Given task
Show each line that has the string "React" in it.

Input for this task
###

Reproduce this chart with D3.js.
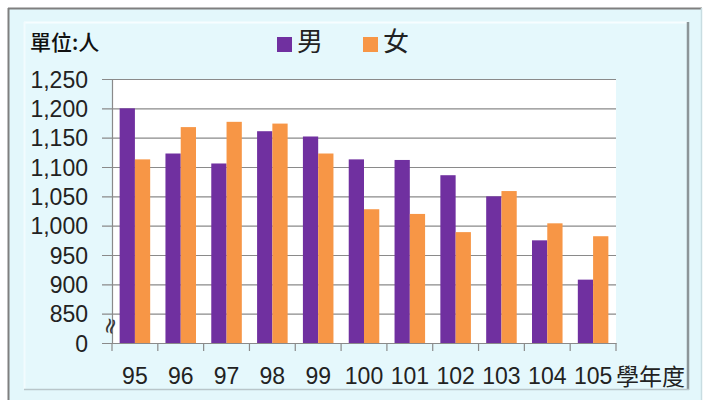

###

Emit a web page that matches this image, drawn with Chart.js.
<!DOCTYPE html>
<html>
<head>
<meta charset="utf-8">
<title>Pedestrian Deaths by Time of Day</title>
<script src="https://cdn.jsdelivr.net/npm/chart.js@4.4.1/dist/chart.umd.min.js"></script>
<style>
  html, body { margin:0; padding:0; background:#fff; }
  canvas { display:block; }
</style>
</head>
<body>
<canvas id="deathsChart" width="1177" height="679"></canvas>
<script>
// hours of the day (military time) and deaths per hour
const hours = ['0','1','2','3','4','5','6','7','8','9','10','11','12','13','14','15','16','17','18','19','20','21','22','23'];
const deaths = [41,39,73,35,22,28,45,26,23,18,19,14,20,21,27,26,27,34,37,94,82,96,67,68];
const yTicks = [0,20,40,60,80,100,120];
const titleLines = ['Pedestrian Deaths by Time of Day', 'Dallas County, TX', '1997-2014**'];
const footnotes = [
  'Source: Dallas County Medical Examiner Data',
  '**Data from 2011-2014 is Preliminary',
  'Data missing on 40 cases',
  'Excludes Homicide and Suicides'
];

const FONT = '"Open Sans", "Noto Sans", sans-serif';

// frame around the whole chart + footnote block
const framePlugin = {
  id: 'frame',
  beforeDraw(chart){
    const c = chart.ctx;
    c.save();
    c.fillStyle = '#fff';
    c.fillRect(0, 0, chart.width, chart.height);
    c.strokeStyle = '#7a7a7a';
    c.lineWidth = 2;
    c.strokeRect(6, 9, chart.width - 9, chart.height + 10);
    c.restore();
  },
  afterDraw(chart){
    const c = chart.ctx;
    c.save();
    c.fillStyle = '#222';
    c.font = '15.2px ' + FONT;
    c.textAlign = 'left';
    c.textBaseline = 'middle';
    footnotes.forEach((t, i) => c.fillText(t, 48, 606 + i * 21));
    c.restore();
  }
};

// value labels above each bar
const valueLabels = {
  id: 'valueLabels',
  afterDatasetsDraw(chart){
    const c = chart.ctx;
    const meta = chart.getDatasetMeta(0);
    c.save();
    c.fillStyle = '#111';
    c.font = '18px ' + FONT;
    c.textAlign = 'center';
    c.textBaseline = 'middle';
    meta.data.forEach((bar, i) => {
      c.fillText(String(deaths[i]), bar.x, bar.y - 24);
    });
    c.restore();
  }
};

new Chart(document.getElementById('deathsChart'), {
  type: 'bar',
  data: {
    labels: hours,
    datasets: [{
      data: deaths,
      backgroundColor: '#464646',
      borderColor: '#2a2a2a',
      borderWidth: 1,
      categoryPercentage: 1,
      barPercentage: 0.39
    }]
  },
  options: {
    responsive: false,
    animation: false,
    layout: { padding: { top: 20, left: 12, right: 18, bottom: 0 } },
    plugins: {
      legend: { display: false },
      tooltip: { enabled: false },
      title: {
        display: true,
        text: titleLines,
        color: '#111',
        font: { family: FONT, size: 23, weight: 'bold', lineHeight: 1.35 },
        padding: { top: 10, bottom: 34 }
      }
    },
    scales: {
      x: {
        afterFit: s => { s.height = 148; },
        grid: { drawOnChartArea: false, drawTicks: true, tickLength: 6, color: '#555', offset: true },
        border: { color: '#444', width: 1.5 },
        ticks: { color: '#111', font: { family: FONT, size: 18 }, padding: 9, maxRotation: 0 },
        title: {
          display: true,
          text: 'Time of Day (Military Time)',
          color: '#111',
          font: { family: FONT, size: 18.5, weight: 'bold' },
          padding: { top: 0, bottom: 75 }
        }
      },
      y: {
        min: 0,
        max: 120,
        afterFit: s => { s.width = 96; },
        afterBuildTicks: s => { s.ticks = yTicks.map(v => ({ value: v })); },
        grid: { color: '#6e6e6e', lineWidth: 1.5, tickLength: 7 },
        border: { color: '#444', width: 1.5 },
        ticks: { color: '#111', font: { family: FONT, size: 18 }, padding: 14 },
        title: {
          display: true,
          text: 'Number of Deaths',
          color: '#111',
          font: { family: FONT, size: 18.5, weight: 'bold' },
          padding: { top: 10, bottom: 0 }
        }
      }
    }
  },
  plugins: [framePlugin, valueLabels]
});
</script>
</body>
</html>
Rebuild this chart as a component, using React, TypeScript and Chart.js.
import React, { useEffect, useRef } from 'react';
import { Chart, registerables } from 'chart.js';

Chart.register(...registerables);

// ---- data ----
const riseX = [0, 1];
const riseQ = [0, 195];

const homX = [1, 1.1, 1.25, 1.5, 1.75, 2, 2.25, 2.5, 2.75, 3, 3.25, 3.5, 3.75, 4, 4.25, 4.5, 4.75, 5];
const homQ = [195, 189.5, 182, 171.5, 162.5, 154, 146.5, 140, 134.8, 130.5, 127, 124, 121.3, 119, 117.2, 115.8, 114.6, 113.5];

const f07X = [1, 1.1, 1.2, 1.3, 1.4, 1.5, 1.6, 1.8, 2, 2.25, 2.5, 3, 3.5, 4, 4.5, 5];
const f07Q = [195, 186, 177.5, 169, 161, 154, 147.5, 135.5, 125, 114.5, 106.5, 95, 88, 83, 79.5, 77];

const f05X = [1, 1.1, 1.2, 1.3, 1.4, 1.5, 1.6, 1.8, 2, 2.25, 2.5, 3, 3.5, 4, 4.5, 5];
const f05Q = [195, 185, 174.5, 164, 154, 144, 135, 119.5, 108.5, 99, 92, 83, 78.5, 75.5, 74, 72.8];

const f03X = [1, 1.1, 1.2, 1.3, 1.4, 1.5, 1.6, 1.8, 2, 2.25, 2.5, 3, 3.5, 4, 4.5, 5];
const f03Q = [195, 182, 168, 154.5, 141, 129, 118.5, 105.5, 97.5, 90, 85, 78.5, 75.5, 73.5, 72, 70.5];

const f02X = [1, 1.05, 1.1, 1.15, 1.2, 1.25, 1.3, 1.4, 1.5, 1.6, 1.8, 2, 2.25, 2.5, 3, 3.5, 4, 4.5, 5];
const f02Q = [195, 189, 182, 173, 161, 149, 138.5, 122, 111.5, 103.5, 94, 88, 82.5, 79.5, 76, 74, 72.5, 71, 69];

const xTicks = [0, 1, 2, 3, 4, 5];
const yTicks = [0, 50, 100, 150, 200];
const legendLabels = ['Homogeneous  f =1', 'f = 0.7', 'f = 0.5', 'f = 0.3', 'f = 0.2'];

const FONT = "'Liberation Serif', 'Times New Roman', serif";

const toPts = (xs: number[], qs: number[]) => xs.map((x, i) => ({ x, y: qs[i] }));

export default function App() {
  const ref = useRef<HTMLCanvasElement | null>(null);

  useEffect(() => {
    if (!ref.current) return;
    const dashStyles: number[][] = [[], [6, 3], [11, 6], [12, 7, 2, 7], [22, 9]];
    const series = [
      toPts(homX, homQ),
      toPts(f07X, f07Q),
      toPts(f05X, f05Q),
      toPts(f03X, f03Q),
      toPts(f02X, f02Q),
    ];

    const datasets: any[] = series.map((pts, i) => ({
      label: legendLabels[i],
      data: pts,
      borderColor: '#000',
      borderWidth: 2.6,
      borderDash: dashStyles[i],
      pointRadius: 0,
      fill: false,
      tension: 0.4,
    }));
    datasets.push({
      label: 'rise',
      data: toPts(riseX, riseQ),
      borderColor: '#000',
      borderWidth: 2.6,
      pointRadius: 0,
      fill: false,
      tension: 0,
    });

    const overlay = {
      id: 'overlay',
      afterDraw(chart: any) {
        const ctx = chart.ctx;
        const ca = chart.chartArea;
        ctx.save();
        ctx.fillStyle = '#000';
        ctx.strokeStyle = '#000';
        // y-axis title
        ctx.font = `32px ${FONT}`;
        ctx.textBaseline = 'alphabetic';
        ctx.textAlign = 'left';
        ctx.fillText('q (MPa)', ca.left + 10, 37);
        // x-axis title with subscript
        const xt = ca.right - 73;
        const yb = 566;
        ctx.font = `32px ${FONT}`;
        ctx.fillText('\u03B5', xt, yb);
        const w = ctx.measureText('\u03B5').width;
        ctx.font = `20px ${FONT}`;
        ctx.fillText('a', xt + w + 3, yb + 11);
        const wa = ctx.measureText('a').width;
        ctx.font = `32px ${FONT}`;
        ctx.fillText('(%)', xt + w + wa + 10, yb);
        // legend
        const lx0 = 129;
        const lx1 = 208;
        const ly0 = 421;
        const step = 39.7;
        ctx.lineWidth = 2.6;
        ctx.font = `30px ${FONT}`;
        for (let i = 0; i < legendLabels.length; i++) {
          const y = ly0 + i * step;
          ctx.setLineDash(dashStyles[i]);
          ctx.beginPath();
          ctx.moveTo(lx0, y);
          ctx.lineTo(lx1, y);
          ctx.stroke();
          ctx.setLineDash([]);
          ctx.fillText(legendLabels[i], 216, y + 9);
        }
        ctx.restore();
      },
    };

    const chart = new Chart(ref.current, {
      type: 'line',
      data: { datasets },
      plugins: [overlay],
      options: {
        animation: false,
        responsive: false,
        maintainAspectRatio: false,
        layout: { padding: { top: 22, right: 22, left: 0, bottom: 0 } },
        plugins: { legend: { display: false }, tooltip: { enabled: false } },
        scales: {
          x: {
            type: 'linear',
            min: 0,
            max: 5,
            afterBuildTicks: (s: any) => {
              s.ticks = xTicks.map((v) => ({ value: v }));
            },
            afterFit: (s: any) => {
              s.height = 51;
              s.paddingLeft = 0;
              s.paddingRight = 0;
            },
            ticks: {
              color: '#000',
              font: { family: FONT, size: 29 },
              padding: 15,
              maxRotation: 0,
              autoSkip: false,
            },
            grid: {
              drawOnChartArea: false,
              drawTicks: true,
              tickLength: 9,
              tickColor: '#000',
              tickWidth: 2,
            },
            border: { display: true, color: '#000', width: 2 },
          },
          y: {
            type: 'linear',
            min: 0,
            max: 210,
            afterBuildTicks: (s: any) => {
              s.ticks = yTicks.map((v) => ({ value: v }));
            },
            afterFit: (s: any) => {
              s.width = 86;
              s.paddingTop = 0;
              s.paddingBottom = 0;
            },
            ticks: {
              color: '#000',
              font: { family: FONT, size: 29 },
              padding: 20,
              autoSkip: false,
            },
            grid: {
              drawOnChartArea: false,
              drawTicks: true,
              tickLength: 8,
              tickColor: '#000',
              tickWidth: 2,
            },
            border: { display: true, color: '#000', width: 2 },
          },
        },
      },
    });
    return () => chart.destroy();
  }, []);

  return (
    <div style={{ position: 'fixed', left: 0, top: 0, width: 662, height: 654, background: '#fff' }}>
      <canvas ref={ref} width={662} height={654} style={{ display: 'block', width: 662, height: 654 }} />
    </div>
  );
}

###

Solution
Rebuild this chart as a component, using React, TypeScript and Chart.js.
import React, { useEffect, useRef } from 'react';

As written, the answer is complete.